L’obligation d’évaluation des incidences directes et indirectes du projet. Aux termes de sa décision rendue ce 27 mars 2023, le Conseil d’Etat précise que l’étude d’impact doit analyser les incidences directes non seulement de l’ouvrage pour lequel une autorisation est demandée mais aussi les incidences – indirectes – « susceptibles d’être provoquées par son utilisation et son exploitation » : .
« 5. L’appréciation de ces effets suppose que soient analysées dans l’étude d’impact non seulement les incidences directes sur l’environnement de l’ouvrage autorisé, mais aussi celles susceptibles d’être provoquées par son utilisation et son exploitation. Cette analyse doit, aux termes de l’article R. 512-8 du code de l’environnement cité au point 2 et alors applicable, être en relation avec l’importance de l’installation projetée. (…)« .
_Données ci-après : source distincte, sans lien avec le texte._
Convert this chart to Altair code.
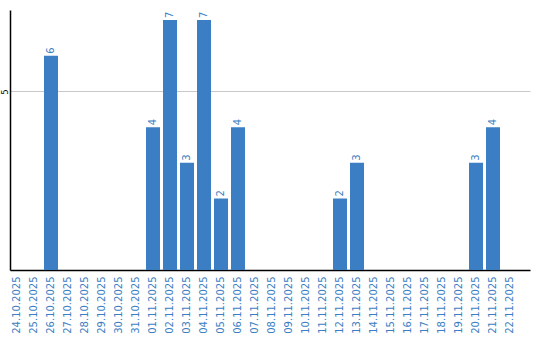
import altair as alt
import pandas as pd

dates = ["24.10.2025", "25.10.2025", "26.10.2025", "27.10.2025", "28.10.2025",
         "29.10.2025", "30.10.2025", "31.10.2025", "01.11.2025", "02.11.2025",
         "03.11.2025", "04.11.2025", "05.11.2025", "06.11.2025", "07.11.2025",
         "08.11.2025", "09.11.2025", "10.11.2025", "11.11.2025", "12.11.2025",
         "13.11.2025", "14.11.2025", "15.11.2025", "16.11.2025", "17.11.2025",
         "18.11.2025", "19.11.2025", "20.11.2025", "21.11.2025", "22.11.2025"]
counts = [0, 0, 6, 0, 0, 0, 0, 0, 4, 7,
          3, 7, 2, 4, 0, 0, 0, 0, 0, 2,
          3, 0, 0, 0, 0, 0, 0, 3, 4, 0]

df = pd.DataFrame({"date": dates, "count": counts})
df["label"] = df["count"].apply(lambda v: str(v) if v > 0 else "")

BLUE = "#3b7ec3"

x = alt.X("date:N", sort=dates,
          scale=alt.Scale(paddingInner=0.176, paddingOuter=0.382, align=0),
          axis=alt.Axis(title=None, labelAngle=270, labelColor=BLUE, labelFontSize=10,
                        labelFont="DejaVu Sans", ticks=False, labelPadding=6,
                        domainColor="black", domainWidth=1.5, grid=False))
y = alt.Y("count:Q", scale=alt.Scale(domain=[0, 7.28], nice=False),
          axis=alt.Axis(title=None, values=[5], labelAngle=270, labelFontSize=8,
                        labelFont="DejaVu Sans", labelColor="black", ticks=False,
                        labelPadding=1, domainColor="black", domainWidth=1.5,
                        gridColor="#c8c8c8", gridWidth=1))

bars = alt.Chart(df).mark_bar(color=BLUE).encode(x=x, y=y)
text = alt.Chart(df).mark_text(angle=270, align="left", baseline="middle", dx=2,
                               color=BLUE, fontSize=10, font="DejaVu Sans").encode(
    x=alt.X("date:N", sort=dates), y="count:Q", text="label:N")

chart = (bars + text).properties(
    width=520, height=260,
    autosize=alt.AutoSizeParams(type="none"),
    padding={"left": 10, "top": 10, "right": 10, "bottom": 70},
).configure_view(stroke=None)

chart.save("out.html", embed_options={"renderer": "svg", "actions": False})
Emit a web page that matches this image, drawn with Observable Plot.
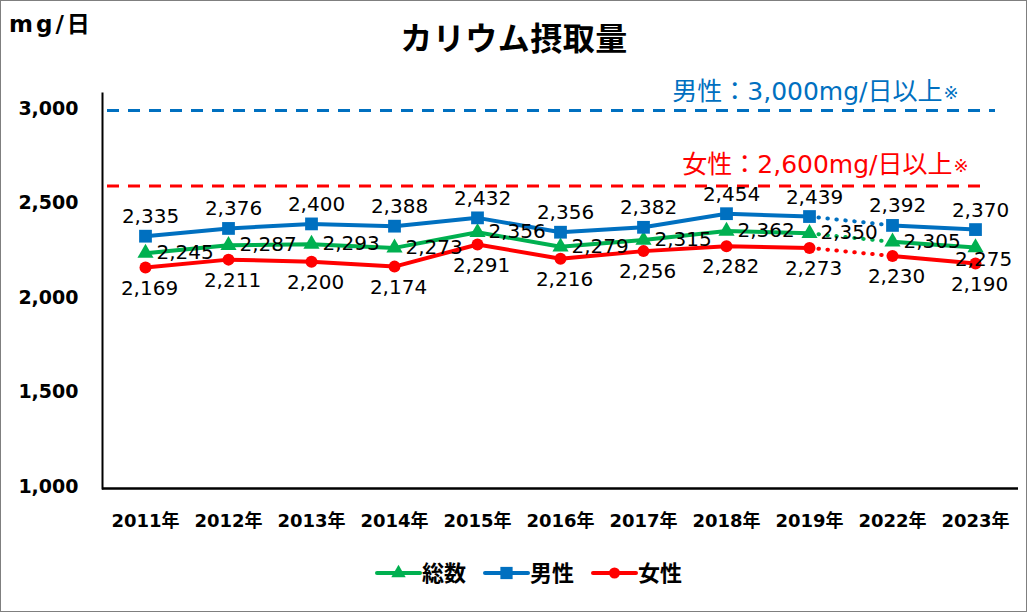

En conséquence, l’étude d’impact dont procède l’autorisation d’exploiter litigieuse aurait dû comporter une analyse des « effets sur l’environnement » du plan d’approvisionnement en bois de la centrale :
« (…) il ressort des pièces du dossier soumis aux juges du fond que, ainsi qu’il a été dit au point 3, l’exploitation de la centrale de Provence repose sur la consommation de très grandes quantités de bois provenant de ressources forestières locales, ressources naturelles faisant l’objet d’une protection particulière. Il s’ensuit que les principaux impacts sur l’environnement de la centrale par son approvisionnement en bois, et notamment les effets sur les massifs forestiers locaux, doivent nécessairement être analysés dans l’étude d’impact. Par suite, en jugeant que l’étude d’impact n’avait pas à analyser les effets sur l’environnement du plan d’approvisionnement en bois de la centrale, la cour administrative d’appel de Marseille a entaché son arrêt d’erreur de droit. »
L’illégalité de l’autorisation d’exploiter est donc confirmée. Il est important de souligner de nouveau que l’étude d’impact doit être d’autant plus précise sur les conditions d’extraction des ressources naturelles nécessaires à l’exploitation de l’installation industrielle que les quantités de bois consommées sont importante et que les ressources naturelles « font l’objet d’une protection particulière ».